Canadian Association for Photographic Art
- Formation: 1998
- Merger of: National Association for Photographic Art (NAPA), Colour Photographic Association of Canada (CPAC)
- Type: Nonprofit charitable organization
- Registration no.: 119051415 RR0001
- Purpose: To promote the art and science of photography throughout Canada and the world
- Headquarters: Salmon Arm, British Columbia
- Products: Canadian Camera magazine
- Website: capacanada.ca
- Formerly called: National Association for Photographic Art

= Canadian Association for Photographic Art =

Organization for camera clubs and individuals in Canada

The Canadian Association for Photographic Art (CAPA) is an organization of regional and other camera clubs, as well as individuals, in Canada and around the world. It was established in 1998 as a result of the merger of the National Association of Photographic Arts (NAPA) and the Colour Photographic Association of Canada (CPAC). Its major interest is to serve Canadian photographers. The association aims "to promote the art and science of photography in all its forms throughout Canada and the world". It is headquartered in Salmon Arm, British Columbia.

==History==

The Colour Photographic Association of Canada (CPAC) was formed in May 1947 in Toronto. CPAC grew to sponsor conventions on colour photography beginning in 1953.
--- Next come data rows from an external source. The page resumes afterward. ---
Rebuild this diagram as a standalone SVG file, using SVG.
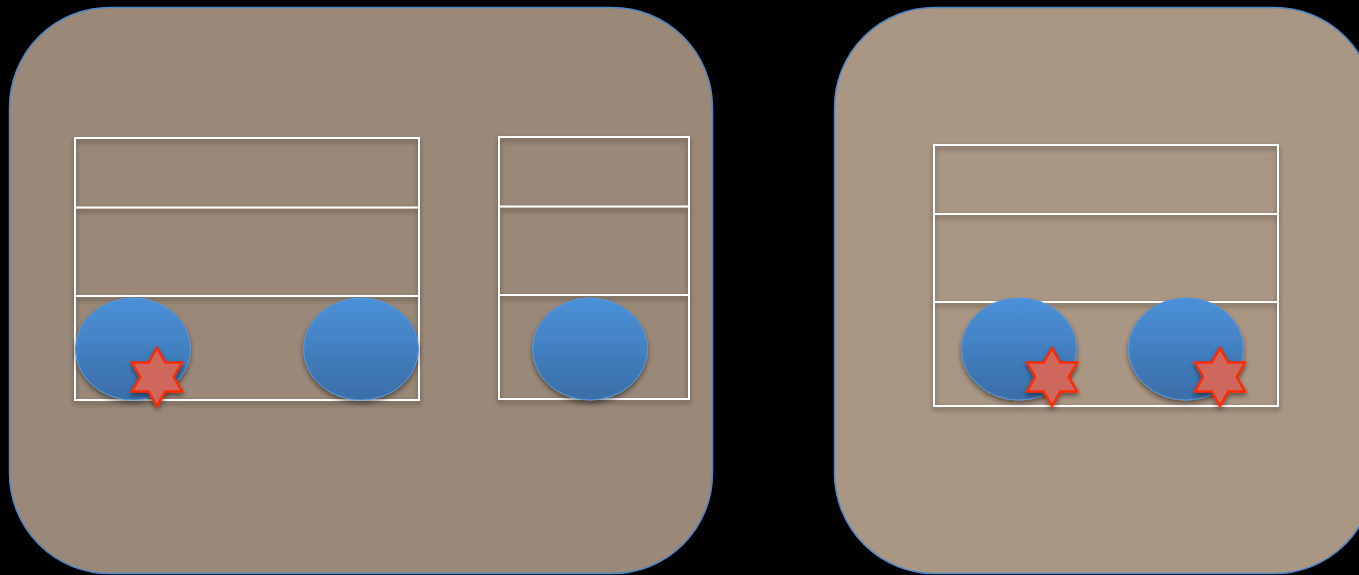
<svg xmlns="http://www.w3.org/2000/svg" width="1359" height="575" viewBox="0 0 1359 575">
<defs>
<linearGradient id="blue" x1="0" y1="0" x2="0" y2="1">
<stop offset="0" stop-color="#4b91d8"/>
<stop offset="1" stop-color="#3a6ea8"/>
</linearGradient>
<filter id="sh" x="-20%" y="-20%" width="140%" height="150%">
<feGaussianBlur in="SourceAlpha" stdDeviation="2.5"/>
<feOffset dx="0" dy="3" result="b"/>
<feComponentTransfer><feFuncA type="linear" slope="0.45"/></feComponentTransfer>
<feMerge><feMergeNode/><feMergeNode in="SourceGraphic"/></feMerge>
</filter>
<polygon id="star" points="0,-29 8.37,-14.5 25.11,-14.5 16.74,0 25.11,14.5 8.37,14.5 0,29 -8.37,14.5 -25.11,14.5 -16.74,0 -25.11,-14.5 -8.37,-14.5"/>
</defs>
<style>
.panel{stroke:#4f86c6;stroke-width:1.5}
.box{fill:none;stroke:#ffffff;stroke-width:2}
.ell{fill:url(#blue);stroke:#5b97d6;stroke-width:1}
.star{fill:#cf675b;stroke:#ff2a00;stroke-width:2.5;stroke-linejoin:miter}
</style>
<rect width="1359" height="575" fill="#000"/>
<g id="panel-left">
<rect class="panel" x="9.5" y="7.5" width="703" height="566" rx="100" ry="100" fill="#9a8878"/>
</g>
<g id="panel-right">
<rect class="panel" x="834.5" y="7.5" width="540" height="566" rx="100" ry="100" fill="#a99683"/>
</g>
<g id="table1" filter="url(#sh)">
<rect class="box" x="75" y="138" width="344" height="262"/>
<line class="box" x1="75" y1="207.5" x2="419" y2="207.5"/>
<line class="box" x1="75" y1="296" x2="419" y2="296"/>
</g>
<g id="table2" filter="url(#sh)">
<rect class="box" x="499" y="137" width="190" height="262"/>
<line class="box" x1="499" y1="206.5" x2="689" y2="206.5"/>
<line class="box" x1="499" y1="295" x2="689" y2="295"/>
</g>
<g id="table3" filter="url(#sh)">
<rect class="box" x="934" y="145" width="344" height="261"/>
<line class="box" x1="934" y1="214" x2="1278" y2="214"/>
<line class="box" x1="934" y1="302" x2="1278" y2="302"/>
</g>
<g id="ellipse1" filter="url(#sh)"><ellipse class="ell" cx="133" cy="349" rx="57.5" ry="51"/></g>
<g id="ellipse2" filter="url(#sh)"><ellipse class="ell" cx="361" cy="349" rx="57.5" ry="51"/></g>
<g id="ellipse3" filter="url(#sh)"><ellipse class="ell" cx="590" cy="349" rx="57.5" ry="51"/></g>
<g id="ellipse4" filter="url(#sh)"><ellipse class="ell" cx="1019" cy="349" rx="57.5" ry="51"/></g>
<g id="ellipse5" filter="url(#sh)"><ellipse class="ell" cx="1186" cy="349" rx="57.5" ry="51"/></g>
<g id="star1" filter="url(#sh)"><use href="#star" class="star" x="157" y="377"/></g>
<g id="star2" filter="url(#sh)"><use href="#star" class="star" x="1052" y="377"/></g>
<g id="star3" filter="url(#sh)"><use href="#star" class="star" x="1220" y="377"/></g>
<g id="connectors"></g>
</svg>
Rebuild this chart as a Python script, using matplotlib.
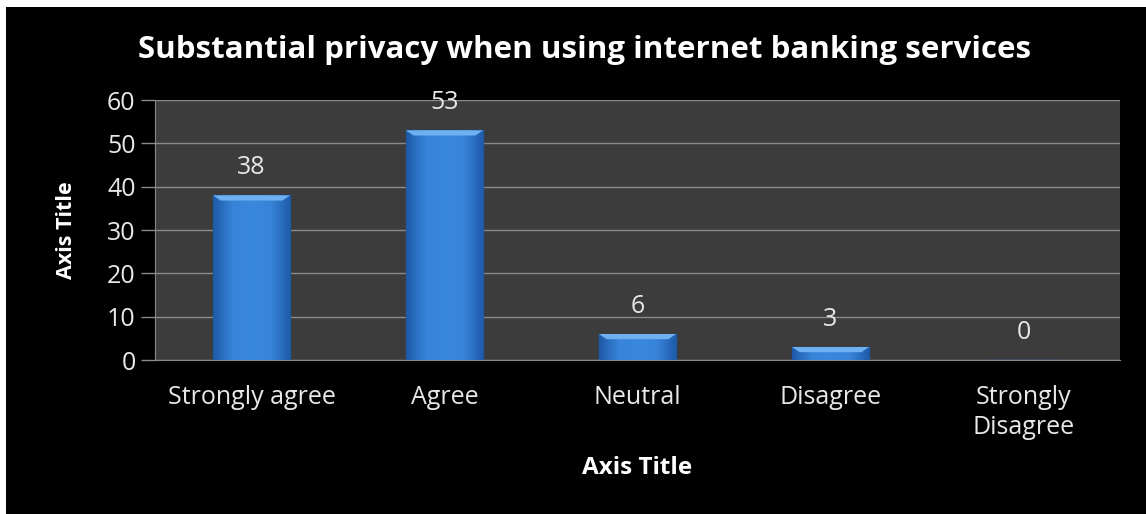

In 1967, the desire to promote all aspects of photography, including black and white imagery, was beyond the scope and interests of CPAC. This led to the formation of the National Association for Photographic Art (NAPA) in December 1967. NAPA sponsored conferences, exhibitions, and competitions.

In 1996, the boards of NAPA and CPAC agreed that a single organization would better serve the needs of Canadian photographers and photographic clubs. The two clubs worked together to merge, and established the Canadian Association for Photographic Art in 1998.

==Canadian Camera==
NAPA began publishing Camera Canada. It later evolved into Fotoflash Journal, and finally became Canadian Camera, published quarterly.

==Regional organization==
CAPA is organized into five regional zones:

- Atlantic Zone
 comprising 4 provinces: New Brunswick, Newfoundland and Labrador, Nova Scotia, and Prince Edward Island.
- Quebec Zone
 comprising 4 districts: Montreal, Montérégie, Laurentides, and Capitale-Nationale (Chaudière-Appalaches).
- Ontario Zone
 comprising 10 districts: Southwestern Ontario – Area 1, Southwestern Ontario – Area 2, Niagara Region, Toronto, Belleville – Bancroft, Kingston Region, Northwestern Ontario, Eastern Ontario Region, "The Sault" Region, and Western Ontario Region.
- Prairie Zone
 comprising 4 provinces: Alberta, Saskatchewan, Manitoba, and the Northwest Territories.
- Pacific Zone
 comprising British Columbia and Yukon.